Observational studies, especially cross-sectional studies like this, are valuable in identifying signals of association, but we should be careful before assuming causation (see Austin Bradford-Hill’s classic 1965 paper). There are several limitations to it. Possible sources of bias include recall bias (e.g. parents of children who are unwell may have been more likely to remember infant paracetamol use), reporting bias (e.g. parents more likely to pick up and report childhood illness may be more likely to use paracetamol), and even diagnostic bias  and confounding (e.g. illnesses which might lead to paracetamol use, eg colds, lower respiratory tract infections might also produce symptoms identified as asthma, allergic rhinoconjunctivitis or eczema and also lead to increased paracetamol use) – though this last possibility is unlikely. The ORs observed are also not particularly great, except for frequent (defined as “high”) current use of paracetamol and “asthma” and “rhinoconjunctivitis”.

The authors suggest that exposure to paracetamol may be a risk factor for asthma and related allergic disorders. Nevertheless, as they state in their concluding paragraph:

“Evidence is insufficient to advise parents and health-care workers of the risk–benefit of taking paracetamol in childhood, or its comparative efficacy and safety with other approaches. Further research is urgently needed, including randomised controlled trials, into the long-term effects of paracetamol to enable evidence-based guidelines for the recommended use of paracetamol in childhood to be made.”

Another recent observational study has also reported an association between paracetamol and asthma: adults with asthma were more likely to have taken paracetamol regularly (i.e. weekly as opposed to less than weekly) than people without asthma. However, this study also has methodological limitations (see the NHS Choices review)

NICE guidance on feverish illness in children states that antipyretic drugs should not routinely be given to children with fever who are otherwise well, but recommends either paracetamol or ibuprofen if the child appears distressed or is unwell. With regard to its use as an analgesic, paracetamol has advantages over NSAIDs including generally better gastrointestinal safety.  NSAIDs may provoke or worsen asthma symptoms in some children.

For more information on paracetamol and its role as an analgesic, see the pain section of NPC

Study details
Patients: 205,487 children in 31 countries (105,041 children from 20 countries included in multivariate analysis of paracetamol use in first year of life, and 105,023 children from 20 countries in multivariate analysis of current paracetamol use)

Design: Cross-sectional observational study

Outcomes and results: parent-reported prevalence of paracetamol use for fever in first year of life; paracetamol use and frequency in previous 12 months; symptoms of wheeze, rhinorrhoea and lacrimation, and itchy skin.
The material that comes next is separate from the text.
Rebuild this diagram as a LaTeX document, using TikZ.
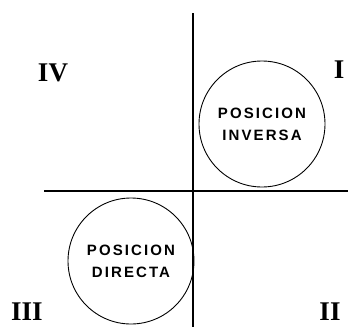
\documentclass[tikz,border=0pt]{standalone}
\usepackage{fontspec}
\newfontfamily\labfont[LetterSpace=14]{Liberation Sans}
\newfontfamily\numfont{Liberation Serif}
\begin{document}
\begin{tikzpicture}[x=1pt,y=-1pt,
  axis/.style={line width=1.4pt},
  posc/.style={draw,circle,line width=0.9pt,minimum size=126pt,inner sep=0pt,align=center,
    font=\labfont\bfseries\fontsize{15}{22}\selectfont},
  quad/.style={anchor=base,inner sep=0pt,font=\numfont\bfseries\fontsize{27}{27}\selectfont}]
\useasboundingbox (0,0) rectangle (353,327);
\coordinate (vt) at (193,13);
\coordinate (vb) at (193,327);
\coordinate (hl) at (44,191);
\coordinate (hr) at (348,191);
\draw[axis] (vt) -- (vb);
\draw[axis] (hl) -- (hr);
\node[quad] (q4) at (53,81) {IV};
\node[quad] (q1) at (339,78) {I};
\node[quad] (q3) at (27,320) {III};
\node[quad] (q2) at (330,320) {II};
\node[posc] (inv) at (262,124) {POSICION\\INVERSA};
\node[posc] (dir) at (131,261) {POSICION\\DIRECTA};
\end{tikzpicture}
\end{document}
The primary outcome was the association between paracetamol use for fever in the first year of life and asthma symptoms at 6-7 years of age, expressed as OR, as measured by the multivariate analysis (see text for results).
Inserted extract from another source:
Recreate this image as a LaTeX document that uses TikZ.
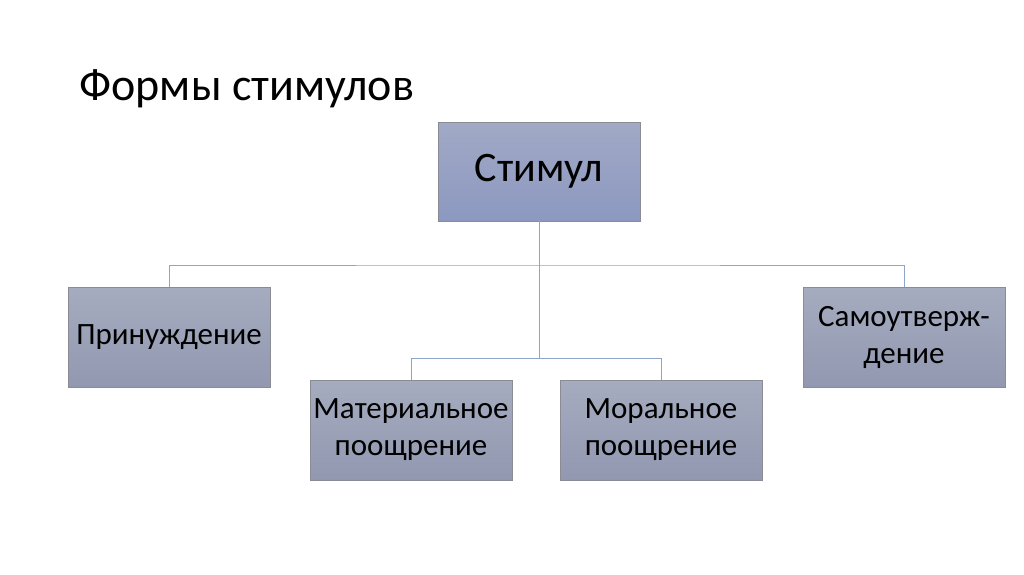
\documentclass[tikz,border=0pt]{standalone}
\usepackage{fontspec}
\setmainfont{Carlito}
\begin{document}
\begin{tikzpicture}[x=1pt,y=-1pt,
  boxtop/.style={top color=topc,bottom color=botc,draw=bordc,line width=0.8pt,
    minimum width=202pt,minimum height=100pt,inner sep=2pt,align=center,
    font=\fontsize{31}{37}\selectfont},
  conn/.style={draw=linec,line width=1pt}]
\definecolor{topc}{HTML}{A6ACBF}
\definecolor{botc}{HTML}{9198B0}
\definecolor{toproot}{HTML}{A1A9C5}
\definecolor{botroot}{HTML}{8C98C0}
\definecolor{bordc}{HTML}{8A8C94}
\definecolor{linec}{HTML}{8FA4CA}
\useasboundingbox (0,0) rectangle (1024,574);
\fill[white] (0,0) rectangle (1024,574);
\node[anchor=base west,font=\fontsize{46}{52}\selectfont] (title) at (76,100) {Формы стимулов};
\node[boxtop,top color=toproot,bottom color=botroot,minimum height=99pt,font=\fontsize{42}{48}\selectfont] (root) at (539,171.5) {Стимул};
\node[boxtop] (a) at (169,337) {Принуждение};
\node[boxtop] (b) at (411,430) {Материальное\\поощрение};
\node[boxtop] (c) at (661,430) {Моральное\\поощрение};
\node[boxtop] (d) at (904,337) {Самоутверж-\\дение};
\coordinate (j1) at (539,265);
\coordinate (j2) at (539,358);
\draw[conn] (root.south) -- (j2);
\draw[conn] (a.north) |- (j1) -| (d.north);
\draw[conn] (b.north) |- (j2) -| (c.north);
\end{tikzpicture}
\end{document}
Sponsorship: The BUPA Foundation, the Health Research Council of New Zealand, the Asthma and Respiratory Foundation of New Zealand, the Child Health Research Foundation, the Hawke’s Bay Medical Research Foundation, the Waikato Medical Research Foundation, Glaxo Wellcome New Zealand, the New Zealand Lottery Board, Astra Zeneca New Zealand, and Glaxo Wellcome International Medical Affairs.